━━━━━ Items

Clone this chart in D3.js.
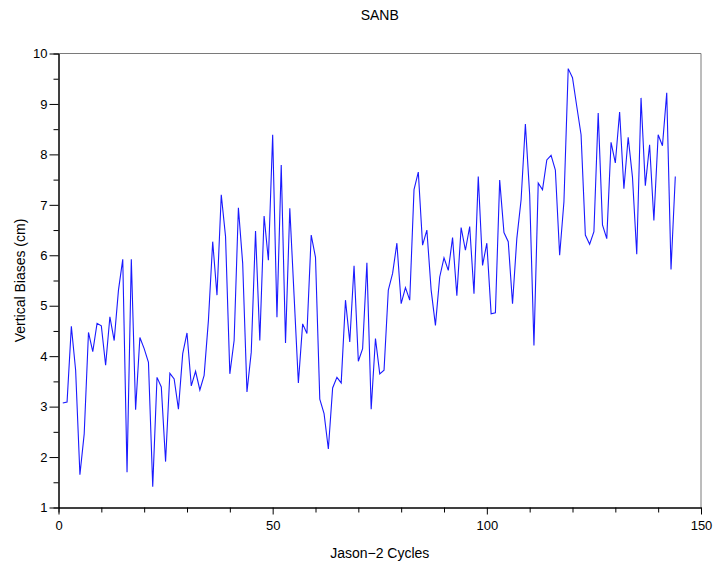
<!DOCTYPE html>
<html>
<head>
<meta charset="utf-8">
<script src="https://cdn.jsdelivr.net/npm/d3@7"></script>
<style>
    body { margin: 0; background: #fff; }
    text { font-family: "Liberation Sans", Arial, sans-serif; fill: #000; }
</style>
</head>
<body>
<div id="graph"></div>
<script>
// Jason-2 cycle numbers (1..144)
const cycles = d3.range(1, 145);

// vertical biases (cm), one per cycle
const biases = [
    3.07, 3.09, 4.59, 3.72, 1.65, 2.46, 4.47, 4.09, 4.65, 4.60,
    3.82, 4.78, 4.31, 5.31, 5.92, 1.70, 5.92, 2.94, 4.37, 4.15,
    3.88, 1.41, 3.58, 3.39, 1.91, 3.66, 3.55, 2.95, 4.05, 4.46,
    3.41, 3.70, 3.33, 3.62, 4.71, 6.27, 5.21, 7.20, 6.37, 3.65,
    4.31, 6.94, 5.84, 3.29, 4.08, 6.48, 4.31, 6.78, 5.90, 8.39,
    4.77, 7.79, 4.26, 6.93, 5.20, 3.47, 4.64, 4.45, 6.40, 5.96,
    3.15, 2.86, 2.16, 3.37, 3.58, 3.47, 5.11, 4.28, 5.79, 3.90,
    4.15, 5.85, 2.95, 4.35, 3.65, 3.72, 5.31, 5.64, 6.24, 5.04,
    5.36, 5.11, 7.30, 7.65, 6.20, 6.50, 5.31, 4.61, 5.57, 5.95,
    5.70, 6.35, 5.20, 6.55, 6.10, 6.57, 5.24, 7.56, 5.80, 6.24,
    4.84, 4.86, 7.49, 6.45, 6.27, 5.04, 6.33, 7.10, 8.60, 7.20,
    4.21, 7.43, 7.30, 7.89, 7.98, 7.69, 6.00, 7.06, 9.70, 9.52,
    8.95, 8.39, 6.40, 6.22, 6.47, 8.82, 6.60, 6.33, 8.24, 7.83,
    8.84, 7.32, 8.34, 7.55, 6.02, 9.12, 7.38, 8.19, 6.69, 8.39,
    8.17, 9.22, 5.72, 7.56
];

const xMajorTicks = [0, 50, 100, 150];
const xMinorTicks = [10, 20, 30, 40, 60, 70, 80, 90, 110, 120, 130, 140];
const yMajorTicks = [1, 2, 3, 4, 5, 6, 7, 8, 9, 10];
const yMinorTicks = [1.5, 2.5, 3.5, 4.5, 5.5, 6.5, 7.5, 8.5, 9.5];

const titleText = "SANB";
const xLabel = "Jason\u22122 Cycles";
const yLabel = "Vertical Biases (cm)";

const width = 713;
const height = 562;
const margin = {top: 53.5, right: 12, bottom: 54.5, left: 58.5};
const innerW = width - margin.left - margin.right;
const innerH = height - margin.top - margin.bottom;

const svg = d3.select("#graph")
    .append("svg")
        .attr("width", width)
        .attr("height", height);

const g = svg.append("g")
    .attr("transform", `translate(${margin.left}, ${margin.top})`);

const x = d3.scaleLinear().domain([0, 150]).range([0, innerW]);
const y = d3.scaleLinear().domain([1, 10]).range([innerH, 0]);

// top + right frame
g.append("path")
    .attr("d", `M0,0H${innerW}V${innerH}`)
    .attr("fill", "none")
    .attr("stroke", "#7a7a7a")
    .attr("stroke-width", 1);

// line
const line = d3.line()
    .x((d, i) => x(cycles[i]))
    .y(d => y(d));

g.append("path")
    .datum(biases)
    .attr("fill", "none")
    .attr("stroke", "#1a1aff")
    .attr("stroke-width", 1.1)
    .attr("stroke-linejoin", "miter")
    .attr("d", line);

function styleAxis(sel) {
    sel.select(".domain").attr("stroke", "#000");
    sel.selectAll(".tick line").attr("stroke", "#000");
    sel.selectAll("text")
        .style("font-family", "'Liberation Sans', Arial, sans-serif")
        .style("font-size", "13px")
        .attr("fill", "#000");
}

// x axis
g.append("g")
    .attr("transform", `translate(0, ${innerH})`)
    .call(d3.axisBottom(x).tickValues(xMinorTicks).tickSize(5).tickFormat(""))
    .call(styleAxis);

g.append("g")
    .attr("transform", `translate(0, ${innerH})`)
    .call(d3.axisBottom(x).tickValues(xMajorTicks).tickSize(7).tickSizeOuter(0).tickPadding(6).tickFormat(d3.format("d")))
    .call(styleAxis);

// y axis
g.append("g")
    .call(d3.axisLeft(y).tickValues(yMinorTicks).tickSize(5).tickFormat(""))
    .call(styleAxis);

g.append("g")
    .call(d3.axisLeft(y).tickValues(yMajorTicks).tickSize(9).tickSizeOuter(0).tickPadding(2).tickFormat(d3.format("d")))
    .call(styleAxis);

// titles
svg.append("text")
    .attr("x", margin.left + innerW / 2)
    .attr("y", 20)
    .attr("text-anchor", "middle")
    .style("font-size", "14px")
    .text(titleText);

svg.append("text")
    .attr("x", margin.left + innerW / 2)
    .attr("y", 558)
    .attr("text-anchor", "middle")
    .style("font-size", "14px")
    .text(xLabel);

svg.append("text")
    .attr("transform", `translate(25, ${margin.top + innerH / 2}) rotate(-90)`)
    .attr("text-anchor", "middle")
    .style("font-size", "14px")
    .text(yLabel);
</script>
</body>
</html>
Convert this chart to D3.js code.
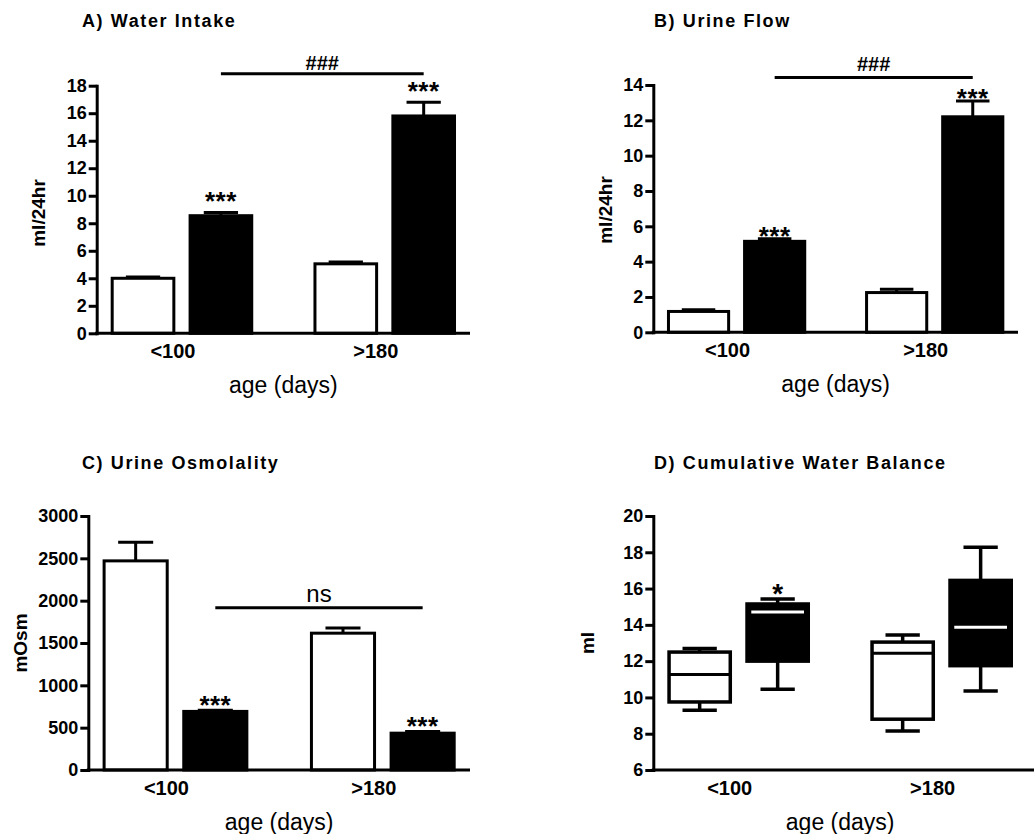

━━━━━━━━━━

_Exercise details_: Search the listing for the string "chart". Copy each line where it turns up.

_Solution below_:
Clone this chart in D3.js.
Convert this chart to D3.js code.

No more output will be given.